Beyond the Glass: Why Spatial Computing is Making Monitors Obsolete
For decades, we’ve lived our digital lives inside rectangular boxes. But a new era of XR and spatial computing is dissolving the bezel, turning our physical world into a limitless digital canvas.
The "Black Mirror" is cracking. For the better part of forty years, the human-computer interface has been defined by a physical boundary: the edge of a screen. Whether it’s the smartphone in your palm or the ultra-wide monitor on your desk, your digital life has been a prisoner of the rectangle.
But as we move through 2026, we are witnessing the Great Dissolve. Driven by advancements in Extended Reality (XR) and the maturity of Spatial Computing, the tether to physical displays is finally being cut. We aren't just getting better screens; we are moving toward a world where the concept of a "screen" feels as archaic as a rotary phone.
The Rise of the Infinite Canvas
The primary limitation of traditional hardware is space. You can only fit so many windows on a 27-inch monitor before productivity plateaus. Spatial computing, exemplified by the Apple Vision Pro 2, solves this by treating your entire room as the operating system.
The tech behind this is no longer just "impressive"—it’s invisible. The Vision Pro 2 utilizes next-generation micro-OLED displays with such high pixel density that the "screen door effect" is a relic of the past. When you "pin" a 4K spreadsheet to your physical office wall, it stays there with sub-millimeter persistence. This isn't just a visual trick; it’s an architectural shift in how we process information. By utilizing our innate spatial memory, we can organize digital tasks around us physically, reducing the cognitive load of constant window-toggling.

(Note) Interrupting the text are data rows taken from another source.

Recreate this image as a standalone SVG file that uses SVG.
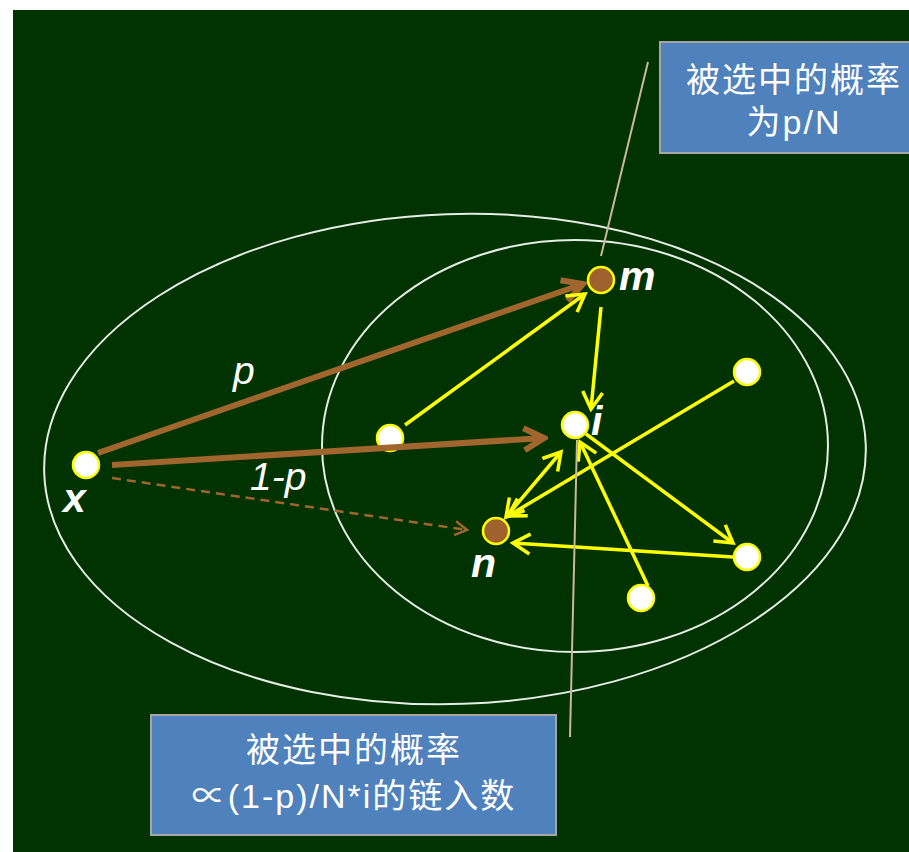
<svg xmlns="http://www.w3.org/2000/svg" width="909" height="852" viewBox="0 0 909 852">
<style>
.ell{fill:none;stroke:#E6ECE6;stroke-width:2}
.wn{fill:#FFFFFF;stroke:#FFFF00;stroke-width:2.5}
.bn{fill:#A0622D;stroke:#FFFF00;stroke-width:2.5}
.br{fill:none;stroke:#A0662E;stroke-width:6}
.brd{fill:none;stroke:#A0662E;stroke-width:2.5;stroke-dasharray:9 6}
.yl{fill:none;stroke:#FFFF00;stroke-width:3.5}
.tan{fill:none;stroke:#C9B89C;stroke-width:2}
.box{fill:#4F81BD;stroke:#A6A6A6;stroke-width:2}
.bt{fill:#FFFFFF;font-family:"Liberation Sans","Noto Sans CJK SC",sans-serif;font-size:34px;text-anchor:middle;letter-spacing:2px}
.lbl{fill:#FFFFFF;font-family:"Liberation Sans",Arial,sans-serif;font-style:italic;font-weight:bold;font-size:41px}
.pl{fill:#FFFFFF;font-family:"Liberation Sans",Arial,sans-serif;font-style:italic;font-size:39px}
</style>
<defs>
<marker id="ab" markerUnits="userSpaceOnUse" viewBox="-34 -18 38 36" markerWidth="38" markerHeight="36" refX="0" refY="0" orient="auto">
<path d="M-20,-11 L0,0 L-20,11" fill="none" stroke="#A0662E" stroke-width="6"/>
</marker>
<marker id="ad" markerUnits="userSpaceOnUse" viewBox="-18 -11 22 22" markerWidth="22" markerHeight="22" refX="0" refY="0" orient="auto">
<path d="M-12,-7 L0,0 L-12,7" fill="none" stroke="#A0662E" stroke-width="2.5"/>
</marker>
<marker id="ay" markerUnits="userSpaceOnUse" viewBox="-26 -15 30 30" markerWidth="30" markerHeight="30" refX="0" refY="0" orient="auto-start-reverse">
<path d="M-17,-10 L0,0 L-17,10" fill="none" stroke="#FFFF00" stroke-width="3.5"/>
</marker>
</defs>
<rect x="0" y="0" width="909" height="852" fill="#FFFFFF"/>
<rect x="13" y="10" width="896" height="842" fill="#003300"/>
<g id="regions">
<ellipse class="ell" cx="455" cy="459" rx="411" ry="245" transform="rotate(-2 455 459)"/>
<ellipse class="ell" cx="575" cy="446" rx="253" ry="206"/>
</g>
<g id="node-x"><circle class="wn" cx="86" cy="465" r="13"/><text class="lbl" x="63" y="512">x</text></g>
<g id="node-a"><circle class="wn" cx="390" cy="438" r="13"/></g>
<g id="node-m"><circle class="bn" cx="601" cy="280" r="13"/><text class="lbl" x="619" y="290">m</text></g>
<g id="node-i"><circle class="wn" cx="575" cy="425" r="13"/><text class="lbl" x="591" y="435">i</text></g>
<g id="node-n"><circle class="bn" cx="496" cy="531" r="13"/><text class="lbl" x="471" y="577">n</text></g>
<g id="node-b"><circle class="wn" cx="747" cy="372" r="13"/></g>
<g id="node-c"><circle class="wn" cx="747" cy="557" r="13"/></g>
<g id="node-d"><circle class="wn" cx="641" cy="598" r="13"/></g>
<g id="connectors">
<line class="br" x1="98" y1="453" x2="583" y2="284" marker-end="url(#ab)"/>
<line class="br" x1="112" y1="465" x2="544" y2="438" marker-end="url(#ab)"/>
<line class="brd" x1="112" y1="478" x2="467" y2="530" marker-end="url(#ad)"/>
<line class="yl" x1="405" y1="425" x2="585" y2="294" marker-end="url(#ay)"/>
<line class="yl" x1="601" y1="307" x2="591" y2="409" marker-end="url(#ay)"/>
<line class="yl" x1="506" y1="517" x2="561" y2="452" marker-start="url(#ay)" marker-end="url(#ay)"/>
<line class="yl" x1="734" y1="381" x2="508" y2="516" marker-end="url(#ay)"/>
<line class="yl" x1="586" y1="434" x2="733" y2="543" marker-end="url(#ay)"/>
<line class="yl" x1="733" y1="557" x2="513" y2="543" marker-end="url(#ay)"/>
<line class="yl" x1="648" y1="586" x2="580" y2="442" marker-end="url(#ay)"/>
<line class="tan" x1="648" y1="62" x2="601" y2="256"/>
<line class="tan" x1="577" y1="440" x2="570" y2="737"/>
</g>
<g id="labels">
<text class="pl" x="233" y="384">p</text>
<text class="pl" x="250" y="490">1-p</text>
</g>
<g id="note-top">
<rect class="box" x="660" y="42" width="270" height="111"/>
<text class="bt" x="794" y="92">被选中的概率</text>
<text class="bt" x="794" y="134">为p/N</text>
</g>
<g id="note-bottom">
<rect class="box" x="151" y="715" width="405" height="120"/>
<text class="bt" x="354" y="762">被选中的概率</text>
<text class="bt" x="354" y="808">∝(1-p)/N*i的链入数</text>
</g>
</svg>
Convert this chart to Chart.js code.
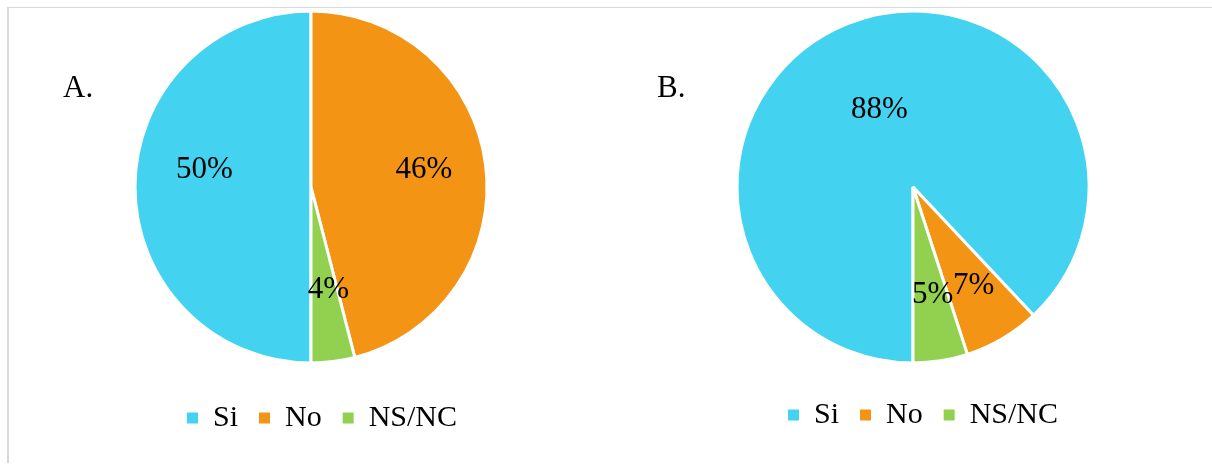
<!DOCTYPE html>
<html>
<head>
<meta charset="utf-8">
<script src="https://cdn.jsdelivr.net/npm/chart.js@4.4.1/dist/chart.umd.min.js"></script>
<style>
  html, body { margin: 0; padding: 0; background: #fff; overflow: hidden; }
  body { width: 1212px; height: 465px; position: relative; font-family: "Liberation Serif", "Times New Roman", serif; }
  .frame-left { position: absolute; left: 7px; top: 7px; width: 2px; height: 456px; background: #d9d9d9; }
  .frame-top { position: absolute; left: 7px; top: 7px; width: 1205px; height: 1px; background: #d9d9d9; }
  .panel { position: absolute; top: 0; }
  .tag { position: absolute; font-size: 31px; line-height: 31px; color: #000; }
</style>
</head>
<body>
<div class="frame-left"></div>
<div class="frame-top"></div>
<div class="panel" style="left:10px"><canvas id="pieA" width="602" height="465"></canvas></div>
<div class="panel" style="left:613px"><canvas id="pieB" width="600" height="465"></canvas></div>
<div class="tag" style="left:63px; top:71px">A.</div>
<div class="tag" style="left:657px; top:71px">B.</div>
<script>
// Answer categories and shares (%) for the two surveyed groups
const categories = ['Si', 'No', 'NS/NC'];
const valuesA = [50, 46, 4];
const valuesB = [88, 7, 5];
const sliceColors = ['#43d3f0', '#f39415', '#92d050'];

// Percentage labels placed along each slice's bisector
const sliceLabels = {
  id: 'sliceLabels',
  afterDatasetsDraw(chart, args, opts) {
    const ctx = chart.ctx;
    const meta = chart.getDatasetMeta(0);
    const data = chart.data.datasets[0].data;
    ctx.save();
    ctx.font = opts.font;
    ctx.fillStyle = '#000';
    ctx.textAlign = 'center';
    ctx.textBaseline = 'middle';
    meta.data.forEach((arc, i) => {
      const p = arc.getProps(['x', 'y', 'startAngle', 'endAngle', 'outerRadius'], true);
      const place = opts.place[i] || { r: 0.6, a: 0 };
      const mid = (p.startAngle + p.endAngle) / 2 + place.a * Math.PI / 180;
      const rr = p.outerRadius * place.r;
      ctx.fillText(data[i] + '%', p.x + Math.cos(mid) * rr, p.y + Math.sin(mid) * rr + 1);
    });
    ctx.restore();
  }
};

// Moves the legend row after layout without changing the pie area
const legendNudge = {
  id: 'legendNudge',
  afterLayout(chart, args, opts) {
    const lg = chart.legend;
    if (!lg) return;
    lg.left += opts.dx; lg.right += opts.dx;
    lg.top += opts.dy; lg.bottom += opts.dy;
  }
};

function makePie(id, values, place, nudge) {
  return new Chart(document.getElementById(id), {
    type: 'pie',
    data: {
      labels: categories,
      datasets: [{
        data: values,
        backgroundColor: sliceColors,
        borderColor: '#ffffff',
        borderWidth: 3
      }]
    },
    options: {
      responsive: false,
      animation: false,
      devicePixelRatio: 1,
      rotation: 180,
      layout: { padding: { top: 9.5, bottom: 39.5, left: 0, right: 0 } },
      plugins: {
        tooltip: { enabled: false },
        legend: {
          position: 'bottom',
          labels: {
            boxWidth: 11,
            boxHeight: 11,
            padding: 21,
            color: '#000',
            font: { family: 'Liberation Serif', size: 30 },
            generateLabels(chart) {
              return Chart.controllers.pie.overrides.plugins.legend.labels
                .generateLabels(chart)
                .map(item => Object.assign(item, { lineWidth: 0, strokeStyle: 'rgba(0,0,0,0)' }));
            }
          }
        },
        sliceLabels: { font: '31px "Liberation Serif"', place: place },
        legendNudge: nudge
      }
    },
    plugins: [sliceLabels, legendNudge]
  });
}

makePie('pieA', valuesA,
  [{ r: 0.614, a: 9.6 }, { r: 0.65, a: -1.8 }, { r: 0.59, a: -2.5 }],
  { dx: 11, dy: 17.5 });
makePie('pieB', valuesB,
  [{ r: 0.485, a: -1.5 }, { r: 0.655, a: -1.1 }, { r: 0.615, a: -1.4 }],
  { dx: 10, dy: 14.5 });
</script>
</body>
</html>
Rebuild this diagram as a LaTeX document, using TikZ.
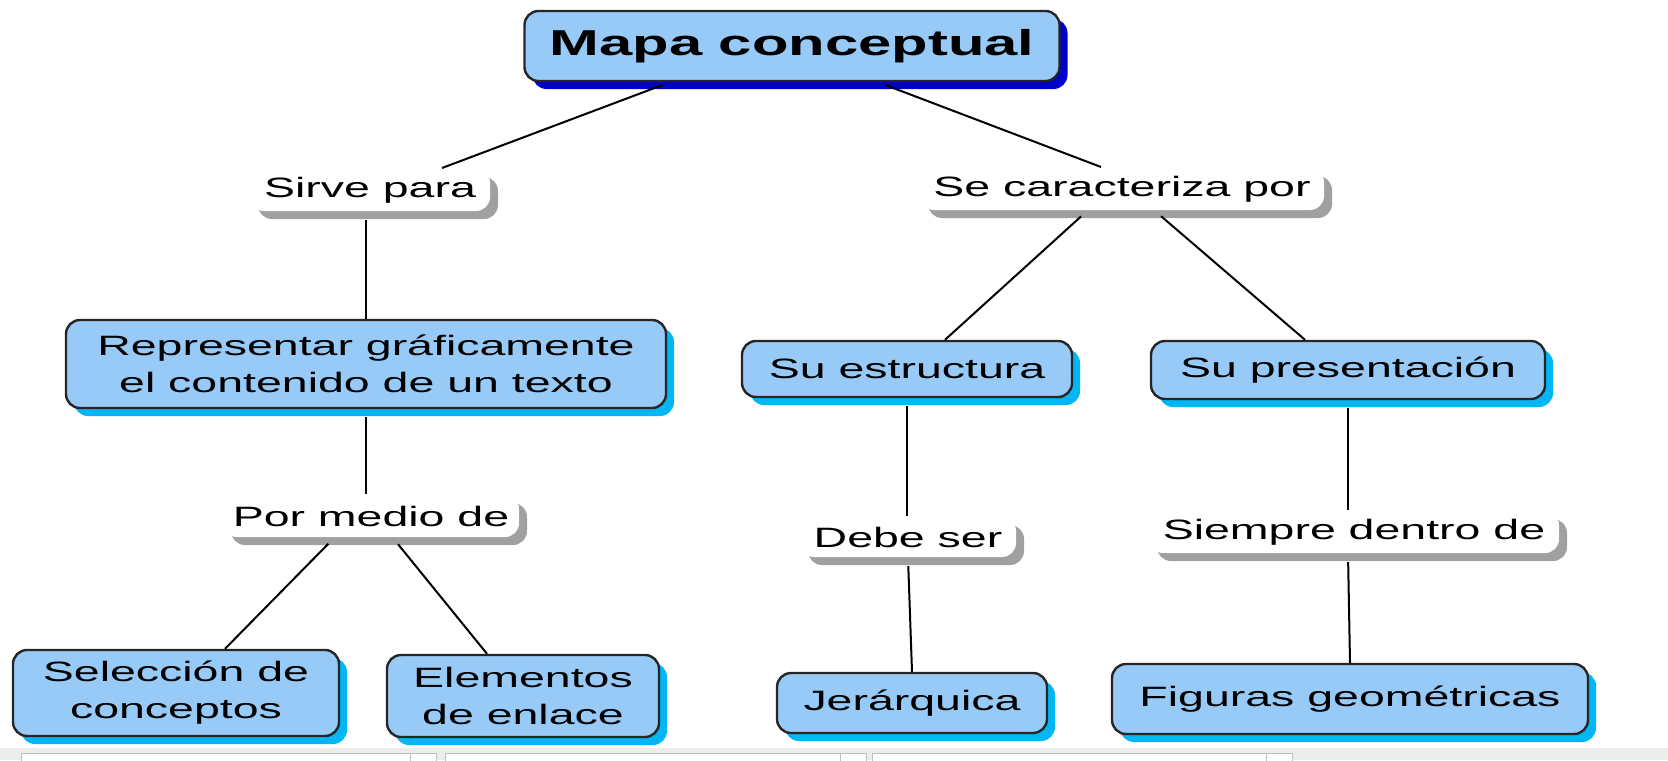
\documentclass[tikz,border=0pt]{standalone}
\usepackage{fontspec}
\setmainfont{Liberation Sans}[FakeStretch=1.66]
\usetikzlibrary{shadows}

\definecolor{conceptfill}{RGB}{152,202,248}
\definecolor{conceptshade}{RGB}{0,182,245}
\definecolor{titleshade}{RGB}{0,0,205}
\definecolor{linkshade}{RGB}{160,160,160}
\definecolor{stripgray}{RGB}{236,236,236}

\tikzset{every picture/.style={line width=1pt},
	conceptbase/.style={draw=black!85,line width=1.2pt,fill=conceptfill,rounded corners=7pt,inner sep=0pt,align=center},
	concept/.style={conceptbase,font=\fontsize{14}{18.5}\selectfont,
		drop shadow={shadow xshift=4pt,shadow yshift=-4pt,fill=conceptshade,opacity=1}},
	titlebox/.style={conceptbase,font=\fontsize{18}{21}\selectfont\bfseries,
		drop shadow={shadow xshift=4pt,shadow yshift=-4pt,fill=titleshade,opacity=1}},
	linkphrase/.style={fill=white,rounded corners=7pt,inner sep=0pt,font=\fontsize{14}{18.5}\selectfont,
		drop shadow={shadow xshift=4pt,shadow yshift=-4pt,fill=linkshade,opacity=1}}}

\begin{document}
\begin{tikzpicture}[x=0.5pt,y=0.5pt,yscale=-1,xscale=1]
	\useasboundingbox (0,0) rectangle (1668,760);
	
	%strip at the bottom
	\fill[stripgray] (0,748) rectangle (1668,760);
	\foreach \xa/\xb in {21/410,445/840,872/1266}
		\draw[black!25,fill=white,line width=0.5pt] (\xa,753) rectangle (\xb,764) (\xb,753) rectangle (\xb+26,764);
	
	%concepts and linking phrases
	\node[titlebox,minimum width=267.5pt,minimum height=35pt] (mapa) at (792,46) {Mapa conceptual};
	\node[linkphrase,minimum width=120pt,minimum height=21pt] (sirve) at (370,190) {Sirve para};
	\node[linkphrase,minimum width=202pt,minimum height=21pt] (caract) at (1122,189) {Se caracteriza por};
	\node[concept,minimum width=300pt,minimum height=44pt] (repr) at (366,364) {Representar gráficamente\\el contenido de un texto};
	\node[linkphrase,minimum width=148pt,minimum height=21pt] (medio) at (371,516) {Por medio de};
	\node[concept,minimum width=163pt,minimum height=43pt] (selec) at (176,693) {Selección de\\conceptos};
	\node[concept,minimum width=136pt,minimum height=41pt] (elem) at (523,696) {Elementos\\de enlace};
	\node[concept,minimum width=165pt,minimum height=28pt] (estruc) at (907,369) {Su estructura};
	\node[concept,minimum width=197pt,minimum height=29pt] (present) at (1348,370) {Su presentación};
	\node[linkphrase,minimum width=108pt,minimum height=20pt] (debe) at (908,537) {Debe ser};
	\node[linkphrase,minimum width=205pt,minimum height=21pt] (siempre) at (1354,532) {Siempre dentro de};
	\node[concept,minimum width=135pt,minimum height=30pt] (jerar) at (912,703) {Jerárquica};
	\node[concept,minimum width=238pt,minimum height=35pt] (figuras) at (1350,699) {Figuras geométricas};
	
	%links
	\draw[shorten <=4pt] ([xshift=-61pt]mapa.south) -- ([xshift=36pt]sirve.north);
	\draw[shorten <=4pt] ([xshift=43pt]mapa.south) -- ([xshift=-10.5pt]caract.north);
	\draw[shorten <=4pt] (repr.north |- sirve.south) -- (repr.north);
	\draw[shorten <=4pt] (repr.south) -- (repr.south |- medio.north);
	\draw[shorten <=4pt] ([xshift=-18.5pt]medio.south) -- ([xshift=24.5pt]selec.north);
	\draw[shorten <=4pt] ([xshift=11pt]medio.south) -- ([xshift=-18pt]elem.north);
	\draw[shorten <=4pt] ([xshift=-17.5pt]caract.south) -- ([xshift=19pt]estruc.north);
	\draw[shorten <=4pt] ([xshift=16.5pt]caract.south) -- ([xshift=-21.5pt]present.north);
	\draw[shorten <=4pt] (estruc.south) -- (estruc.south |- debe.north);
	\draw[shorten <=4pt] (debe.south) -- (jerar.north);
	\draw[shorten <=4pt] (present.south) -- (present.south |- siempre.north);
	\draw[shorten <=4pt] (present.south |- siempre.south) -- (figuras.north);
	
\end{tikzpicture}
\end{document}
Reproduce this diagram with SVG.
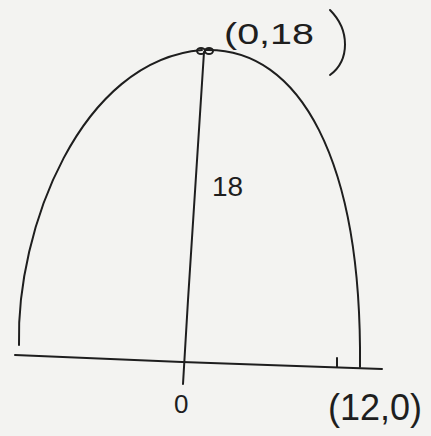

From "Heavy Gear" to "Everyday Wear"
While Apple dominates the high-fidelity, immersive end of the spectrum, the revolution is also happening on your face in a much lighter form factor. Devices like the latest XREAL smart glasses are proving that you don't need a bulky headset to replace a desktop.
These wearables leverage advanced waveguides to project high-definition interfaces directly onto your retina while remaining transparent. The "techy" appeal here is the transition to Ambient Computing. Imagine walking through a city where navigation isn't a map on a phone, but a glowing path on the sidewalk, or sitting in a coffee shop with a private, 100-inch virtual workspace that only you can see. This move toward "sight-wear" is making the argument for traditional tablets and laptops weaker by the day.
The Agentic Interface
What truly separates 2026’s XR landscape from the VR "hype cycles" of the past is the integration of Agentic AI. Traditional screens require manual input—clicks, taps, and scrolls. Spatial computing is moving toward intent-based interaction.
With sophisticated eye-tracking and gesture recognition, these devices know what you’re looking at and what you intend to do before you even move a finger. AI agents operating within your spatial field can pull up relevant data "volumes" (3D app entities) based on your context. If you're looking at a broken 3D printer, your glasses don't just show a manual; they overlay a 3D instructional ghost directly onto the machine, guiding your hands in real-time.
We are reaching a tipping point where the ergonomics of XR outweigh the familiarity of the monitor. Traditional screens force us into "tech neck"—hunched over, eyes locked on a fixed point. Spatial computing allows us to stand, move, and interact with data at a human scale.
As battery life expands and form factors shrink, the "rectangle" is losing its grip on our attention. We are no longer looking into a digital world through a window; we are finally living inside of it. The future isn't framed—it's everywhere you look.